Earlier this summer, the six—including ICA’s Senior Curator Ingrid Schaffner—came together to present their wild imaginings to each other and an audience of their peers. Most of their projects were focused on their own home institution, almost as though they had all been asked to imagine an exhibition that would poetically express their museum or gallery’s deepest nature. The Philadelphia Museum of Art’s Adelina Vlas, for example, contemplated reorganizing her museum’s historical rooms via a contemporary sensibility, an idea that came to her while walking through them between her far flung office and the rest of the contemporary department. Arcadia University’s Richard Torchia has been dreaming of the gravitational force a painting like Poussin’s “Et in Arcadia ego” might have, drawing tides of passionate audiences out to suburban Glenside.

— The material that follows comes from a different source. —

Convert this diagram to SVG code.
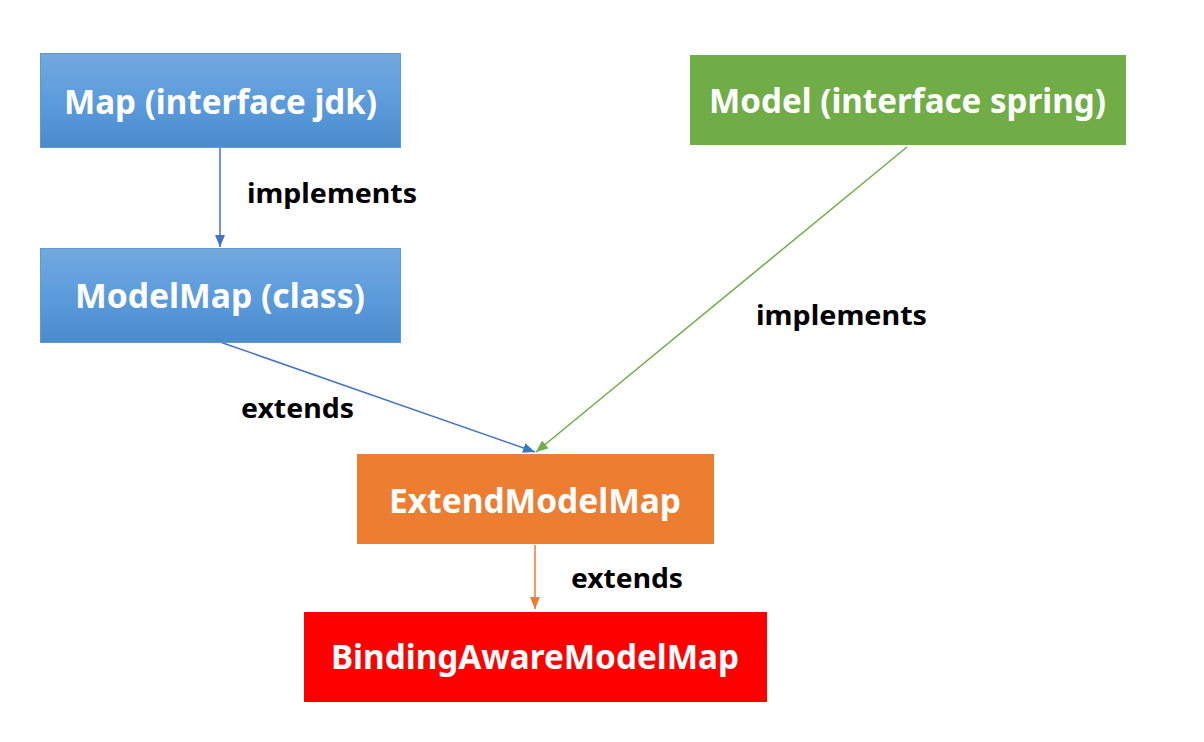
<svg xmlns="http://www.w3.org/2000/svg" width="1204" height="742" viewBox="0 0 1204 742">
<style>
.node-text{font-family:"Noto Sans","Open Sans","DejaVu Sans",sans-serif;font-weight:bold;font-size:34px;fill:#ffffff}
.label{font-family:"Noto Sans","Open Sans","DejaVu Sans",sans-serif;font-weight:bold;font-size:26px;fill:#000000}
</style>
<defs>
<linearGradient id="blue" x1="0" y1="0" x2="0" y2="1">
<stop offset="0" stop-color="#72a8de"/>
<stop offset="0.5" stop-color="#5c9cdc"/>
<stop offset="1" stop-color="#4a8bcb"/>
</linearGradient>
<marker id="ah-blue" viewBox="0 0 12 10" refX="12" refY="5" markerWidth="12" markerHeight="10" markerUnits="userSpaceOnUse" orient="auto"><path d="M0,0 L12,5 L0,10 z" fill="#4472c4"/></marker>
<marker id="ah-green" viewBox="0 0 12 10" refX="12" refY="5" markerWidth="12" markerHeight="10" markerUnits="userSpaceOnUse" orient="auto"><path d="M0,0 L12,5 L0,10 z" fill="#70ad47"/></marker>
<marker id="ah-orange" viewBox="0 0 12 10" refX="12" refY="5" markerWidth="12" markerHeight="10" markerUnits="userSpaceOnUse" orient="auto"><path d="M0,0 L12,5 L0,10 z" fill="#ed7d31"/></marker>
</defs>
<rect width="1204" height="742" fill="#ffffff"/>
<g id="connectors">
<line x1="220" y1="147" x2="220" y2="247" stroke="#4472c4" stroke-width="1.5" marker-end="url(#ah-blue)"/>
<line x1="220" y1="342" x2="535" y2="452" stroke="#4472c4" stroke-width="1.5" marker-end="url(#ah-blue)"/>
<line x1="907" y1="147" x2="536" y2="452" stroke="#70ad47" stroke-width="1.5" marker-end="url(#ah-green)"/>
<line x1="535" y1="545" x2="535" y2="609" stroke="#ed7d31" stroke-width="1.5" marker-end="url(#ah-orange)"/>
<text class="label" x="247" y="203" textLength="170" lengthAdjust="spacingAndGlyphs">implements</text>
<text class="label" x="756" y="325" textLength="171" lengthAdjust="spacingAndGlyphs">implements</text>
<text class="label" x="241" y="418" textLength="113" lengthAdjust="spacingAndGlyphs">extends</text>
<text class="label" x="571" y="588" textLength="112" lengthAdjust="spacingAndGlyphs">extends</text>
</g>
<g id="node-map">
<rect x="40.5" y="53.5" width="360" height="94" fill="url(#blue)" stroke="#5b9bd5" stroke-width="1"/>
<text class="node-text" x="64" y="114" textLength="313" lengthAdjust="spacingAndGlyphs">Map (interface jdk)</text>
</g>
<g id="node-modelmap">
<rect x="40.5" y="248.5" width="360" height="94" fill="url(#blue)" stroke="#5b9bd5" stroke-width="1"/>
<text class="node-text" x="75" y="308" textLength="290" lengthAdjust="spacingAndGlyphs">ModelMap (class)</text>
</g>
<g id="node-model">
<rect x="690" y="55" width="436" height="90" fill="#70ad47"/>
<text class="node-text" x="709" y="113" textLength="397" lengthAdjust="spacingAndGlyphs">Model (interface spring)</text>
</g>
<g id="node-extend">
<rect x="357" y="454" width="357" height="90" fill="#ed7d31"/>
<text class="node-text" x="389" y="513" textLength="292" lengthAdjust="spacingAndGlyphs">ExtendModelMap</text>
</g>
<g id="node-binding">
<rect x="304" y="612" width="463" height="90" fill="#ff0000"/>
<text class="node-text" x="331" y="669" textLength="408" lengthAdjust="spacingAndGlyphs">BindingAwareModelMap</text>
</g>
</svg>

Temple Contemporary’s Rob Blackson talked about how public programming is becoming a new form of exhibition-making, and he seems to be bringing the dream of turning his gallery into a space for conversation and interaction quickly to life.

ICA’s own Ingrid Schaffner took the invitation to dream as an opportunity to consider how to mark ICA’s 50th anniversary, which will—incredibly—be upon us next year. Wary of the dangers of nostalgia and self-congratulation common to such occasions, Ingrid has conceived a series of micro-exhibitions—new presentations based on or inspired by important exhibitions from ICA’s past. In this way the past becomes not a fetish but a springboard, a catalyst, a point of departure.